Print word for word the first line of the listing below and every line after it, through the line with "support_ends = [0, 14]". Leave out the pictures and the rest.
____ Material provided
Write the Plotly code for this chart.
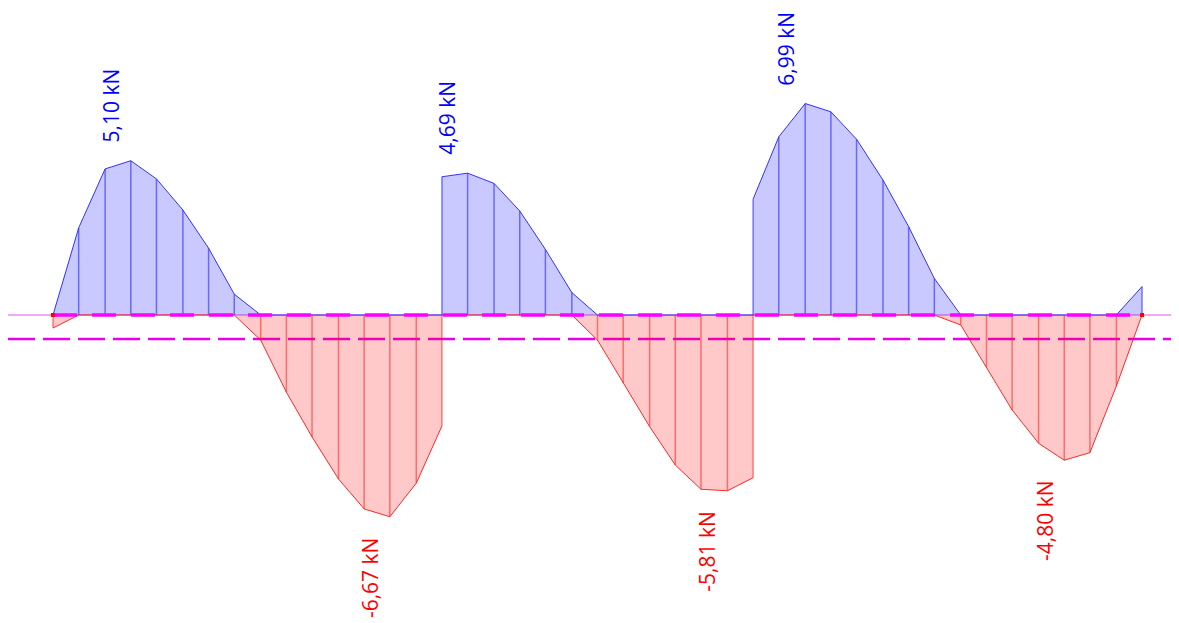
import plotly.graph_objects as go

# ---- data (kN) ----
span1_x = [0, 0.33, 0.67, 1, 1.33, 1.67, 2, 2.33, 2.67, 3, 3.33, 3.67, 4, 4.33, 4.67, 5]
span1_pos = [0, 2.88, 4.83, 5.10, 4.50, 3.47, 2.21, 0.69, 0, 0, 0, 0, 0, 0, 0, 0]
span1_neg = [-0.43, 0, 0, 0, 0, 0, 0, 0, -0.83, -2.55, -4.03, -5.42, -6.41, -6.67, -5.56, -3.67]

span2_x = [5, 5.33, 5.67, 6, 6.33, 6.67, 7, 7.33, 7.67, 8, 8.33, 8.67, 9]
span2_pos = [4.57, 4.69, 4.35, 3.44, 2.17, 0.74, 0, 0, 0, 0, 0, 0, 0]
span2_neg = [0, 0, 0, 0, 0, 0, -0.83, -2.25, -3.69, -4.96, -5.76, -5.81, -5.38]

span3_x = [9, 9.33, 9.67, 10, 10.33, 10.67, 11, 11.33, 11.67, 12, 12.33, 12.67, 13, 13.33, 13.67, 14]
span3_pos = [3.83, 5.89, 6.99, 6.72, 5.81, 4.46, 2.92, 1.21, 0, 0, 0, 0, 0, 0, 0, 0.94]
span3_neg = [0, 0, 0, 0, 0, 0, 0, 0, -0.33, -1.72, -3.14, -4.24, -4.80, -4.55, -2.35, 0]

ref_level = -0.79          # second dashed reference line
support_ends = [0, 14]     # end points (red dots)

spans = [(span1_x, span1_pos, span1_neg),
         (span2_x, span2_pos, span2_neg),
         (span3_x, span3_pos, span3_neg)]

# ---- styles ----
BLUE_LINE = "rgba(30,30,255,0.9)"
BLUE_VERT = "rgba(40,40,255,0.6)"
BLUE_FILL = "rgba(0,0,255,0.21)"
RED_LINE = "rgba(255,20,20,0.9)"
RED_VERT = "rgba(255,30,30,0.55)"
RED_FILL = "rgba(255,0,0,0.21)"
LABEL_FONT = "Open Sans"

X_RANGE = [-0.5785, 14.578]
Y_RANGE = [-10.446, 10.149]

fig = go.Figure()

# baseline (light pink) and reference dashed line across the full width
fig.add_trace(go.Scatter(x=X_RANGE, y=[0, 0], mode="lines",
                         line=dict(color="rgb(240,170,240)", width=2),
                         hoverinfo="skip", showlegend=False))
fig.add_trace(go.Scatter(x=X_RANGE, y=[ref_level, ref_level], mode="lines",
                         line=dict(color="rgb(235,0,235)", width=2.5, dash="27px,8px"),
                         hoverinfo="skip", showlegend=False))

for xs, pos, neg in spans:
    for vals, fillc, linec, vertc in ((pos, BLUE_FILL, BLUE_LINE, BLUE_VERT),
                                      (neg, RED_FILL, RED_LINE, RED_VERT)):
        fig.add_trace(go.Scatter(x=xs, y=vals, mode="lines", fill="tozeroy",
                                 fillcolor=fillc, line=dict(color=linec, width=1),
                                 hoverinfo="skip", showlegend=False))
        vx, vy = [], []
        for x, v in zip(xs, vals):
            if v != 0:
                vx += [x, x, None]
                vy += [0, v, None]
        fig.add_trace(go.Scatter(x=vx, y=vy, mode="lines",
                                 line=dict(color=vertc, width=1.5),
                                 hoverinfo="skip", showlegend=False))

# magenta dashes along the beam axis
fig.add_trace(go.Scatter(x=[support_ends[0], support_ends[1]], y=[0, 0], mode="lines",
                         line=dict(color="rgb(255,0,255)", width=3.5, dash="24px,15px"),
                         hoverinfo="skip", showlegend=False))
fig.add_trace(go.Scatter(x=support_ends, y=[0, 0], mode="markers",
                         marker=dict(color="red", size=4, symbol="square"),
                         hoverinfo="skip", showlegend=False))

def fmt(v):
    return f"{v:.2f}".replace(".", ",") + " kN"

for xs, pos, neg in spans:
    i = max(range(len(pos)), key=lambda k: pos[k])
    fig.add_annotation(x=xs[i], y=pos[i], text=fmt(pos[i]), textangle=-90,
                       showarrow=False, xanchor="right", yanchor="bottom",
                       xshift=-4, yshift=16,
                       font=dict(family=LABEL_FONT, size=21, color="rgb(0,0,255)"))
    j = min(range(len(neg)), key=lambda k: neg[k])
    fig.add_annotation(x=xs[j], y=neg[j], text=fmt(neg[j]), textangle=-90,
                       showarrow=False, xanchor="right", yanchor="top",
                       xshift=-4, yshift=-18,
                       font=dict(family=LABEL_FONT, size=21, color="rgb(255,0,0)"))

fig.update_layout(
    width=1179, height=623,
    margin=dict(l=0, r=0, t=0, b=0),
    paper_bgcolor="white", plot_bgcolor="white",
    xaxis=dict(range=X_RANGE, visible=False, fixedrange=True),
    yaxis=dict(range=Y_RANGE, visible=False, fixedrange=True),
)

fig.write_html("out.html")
________
_Full answer:_
Write the Plotly code for this chart.
import plotly.graph_objects as go

# ---- data (kN) ----
span1_x = [0, 0.33, 0.67, 1, 1.33, 1.67, 2, 2.33, 2.67, 3, 3.33, 3.67, 4, 4.33, 4.67, 5]
span1_pos = [0, 2.88, 4.83, 5.10, 4.50, 3.47, 2.21, 0.69, 0, 0, 0, 0, 0, 0, 0, 0]
span1_neg = [-0.43, 0, 0, 0, 0, 0, 0, 0, -0.83, -2.55, -4.03, -5.42, -6.41, -6.67, -5.56, -3.67]

span2_x = [5, 5.33, 5.67, 6, 6.33, 6.67, 7, 7.33, 7.67, 8, 8.33, 8.67, 9]
span2_pos = [4.57, 4.69, 4.35, 3.44, 2.17, 0.74, 0, 0, 0, 0, 0, 0, 0]
span2_neg = [0, 0, 0, 0, 0, 0, -0.83, -2.25, -3.69, -4.96, -5.76, -5.81, -5.38]

span3_x = [9, 9.33, 9.67, 10, 10.33, 10.67, 11, 11.33, 11.67, 12, 12.33, 12.67, 13, 13.33, 13.67, 14]
span3_pos = [3.83, 5.89, 6.99, 6.72, 5.81, 4.46, 2.92, 1.21, 0, 0, 0, 0, 0, 0, 0, 0.94]
span3_neg = [0, 0, 0, 0, 0, 0, 0, 0, -0.33, -1.72, -3.14, -4.24, -4.80, -4.55, -2.35, 0]

ref_level = -0.79          # second dashed reference line
support_ends = [0, 14]     # end points (red dots)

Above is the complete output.